GIVEN TASK =
Your task is to transcribe all of the data below exactly, omitting the images.

>> start STORED DATA

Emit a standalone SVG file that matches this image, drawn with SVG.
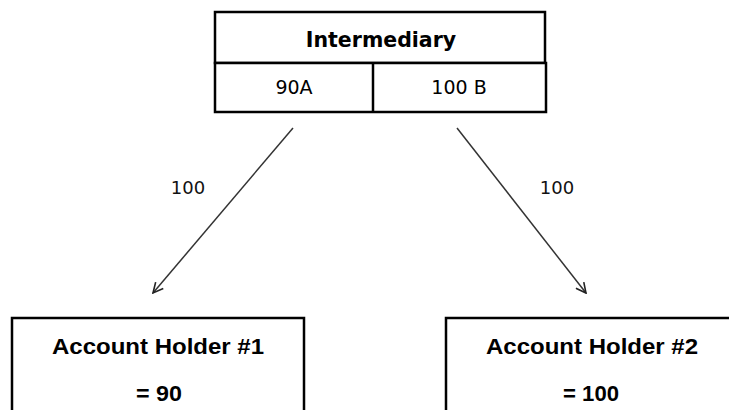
<svg xmlns="http://www.w3.org/2000/svg" width="729" height="410" viewBox="0 0 729 410">
<style>
.box{fill:#fff;stroke:#000;stroke-width:2.5}
.ttl{font-family:"DejaVu Sans",Verdana,sans-serif;font-weight:bold;font-size:20.5px;fill:#000}
.cell{font-family:"DejaVu Sans",Verdana,sans-serif;font-size:19px;fill:#000}
.lbl{font-family:"DejaVu Sans",Verdana,sans-serif;font-size:18px;fill:#111}
.acc{font-family:"Liberation Sans",Arial,sans-serif;font-weight:bold;font-size:22px;fill:#000}
.conn{stroke:#333;stroke-width:1.5;fill:none;marker-end:url(#arr)}
</style>
<defs>
<marker id="arr" viewBox="0 0 12 12" refX="11" refY="6" markerWidth="12" markerHeight="12" markerUnits="userSpaceOnUse" orient="auto">
<path d="M1,1 L11,6 L1,11" fill="none" stroke="#222" stroke-width="1.6"/>
</marker>
</defs>
<g id="intermediary">
<rect class="box" x="215" y="12" width="330" height="51"/>
<rect class="box" x="215" y="63" width="331" height="49"/>
<line x1="373" y1="63" x2="373" y2="112" stroke="#000" stroke-width="2.5"/>
<text class="ttl" x="381" y="47" text-anchor="middle">Intermediary</text>
<text class="cell" x="294" y="94" text-anchor="middle">90A</text>
<text class="cell" x="459" y="94" text-anchor="middle">100 B</text>
</g>
<g id="connectors">
<line class="conn" x1="293" y1="128" x2="153" y2="293"/>
<line class="conn" x1="457" y1="128" x2="586" y2="293"/>
<text class="lbl" x="188" y="194" text-anchor="middle">100</text>
<text class="lbl" x="557" y="194" text-anchor="middle">100</text>
</g>
<g id="account1">
<rect class="box" x="12" y="318" width="292" height="110"/>
<text class="acc" x="158" y="354" text-anchor="middle" textLength="212" lengthAdjust="spacingAndGlyphs">Account Holder #1</text>
<text class="acc" x="159" y="401" text-anchor="middle" textLength="46" lengthAdjust="spacingAndGlyphs">= 90</text>
</g>
<g id="account2">
<rect class="box" x="446" y="318" width="300" height="110"/>
<text class="acc" x="592" y="354" text-anchor="middle" textLength="212" lengthAdjust="spacingAndGlyphs">Account Holder #2</text>
<text class="acc" x="591" y="401" text-anchor="middle" textLength="56" lengthAdjust="spacingAndGlyphs">= 100</text>
</g>
</svg>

>> end STORED DATA

FULL ANSWER =
Emit a standalone SVG file that matches this image, drawn with SVG.
<svg xmlns="http://www.w3.org/2000/svg" width="729" height="410" viewBox="0 0 729 410">
<style>
.box{fill:#fff;stroke:#000;stroke-width:2.5}
.ttl{font-family:"DejaVu Sans",Verdana,sans-serif;font-weight:bold;font-size:20.5px;fill:#000}
.cell{font-family:"DejaVu Sans",Verdana,sans-serif;font-size:19px;fill:#000}
.lbl{font-family:"DejaVu Sans",Verdana,sans-serif;font-size:18px;fill:#111}
.acc{font-family:"Liberation Sans",Arial,sans-serif;font-weight:bold;font-size:22px;fill:#000}
.conn{stroke:#333;stroke-width:1.5;fill:none;marker-end:url(#arr)}
</style>
<defs>
<marker id="arr" viewBox="0 0 12 12" refX="11" refY="6" markerWidth="12" markerHeight="12" markerUnits="userSpaceOnUse" orient="auto">
<path d="M1,1 L11,6 L1,11" fill="none" stroke="#222" stroke-width="1.6"/>
</marker>
</defs>
<g id="intermediary">
<rect class="box" x="215" y="12" width="330" height="51"/>
<rect class="box" x="215" y="63" width="331" height="49"/>
<line x1="373" y1="63" x2="373" y2="112" stroke="#000" stroke-width="2.5"/>
<text class="ttl" x="381" y="47" text-anchor="middle">Intermediary</text>
<text class="cell" x="294" y="94" text-anchor="middle">90A</text>
<text class="cell" x="459" y="94" text-anchor="middle">100 B</text>
</g>
<g id="connectors">
<line class="conn" x1="293" y1="128" x2="153" y2="293"/>
<line class="conn" x1="457" y1="128" x2="586" y2="293"/>
<text class="lbl" x="188" y="194" text-anchor="middle">100</text>
<text class="lbl" x="557" y="194" text-anchor="middle">100</text>
</g>
<g id="account1">
<rect class="box" x="12" y="318" width="292" height="110"/>
<text class="acc" x="158" y="354" text-anchor="middle" textLength="212" lengthAdjust="spacingAndGlyphs">Account Holder #1</text>
<text class="acc" x="159" y="401" text-anchor="middle" textLength="46" lengthAdjust="spacingAndGlyphs">= 90</text>
</g>
<g id="account2">
<rect class="box" x="446" y="318" width="300" height="110"/>
<text class="acc" x="592" y="354" text-anchor="middle" textLength="212" lengthAdjust="spacingAndGlyphs">Account Holder #2</text>
<text class="acc" x="591" y="401" text-anchor="middle" textLength="56" lengthAdjust="spacingAndGlyphs">= 100</text>
</g>
</svg>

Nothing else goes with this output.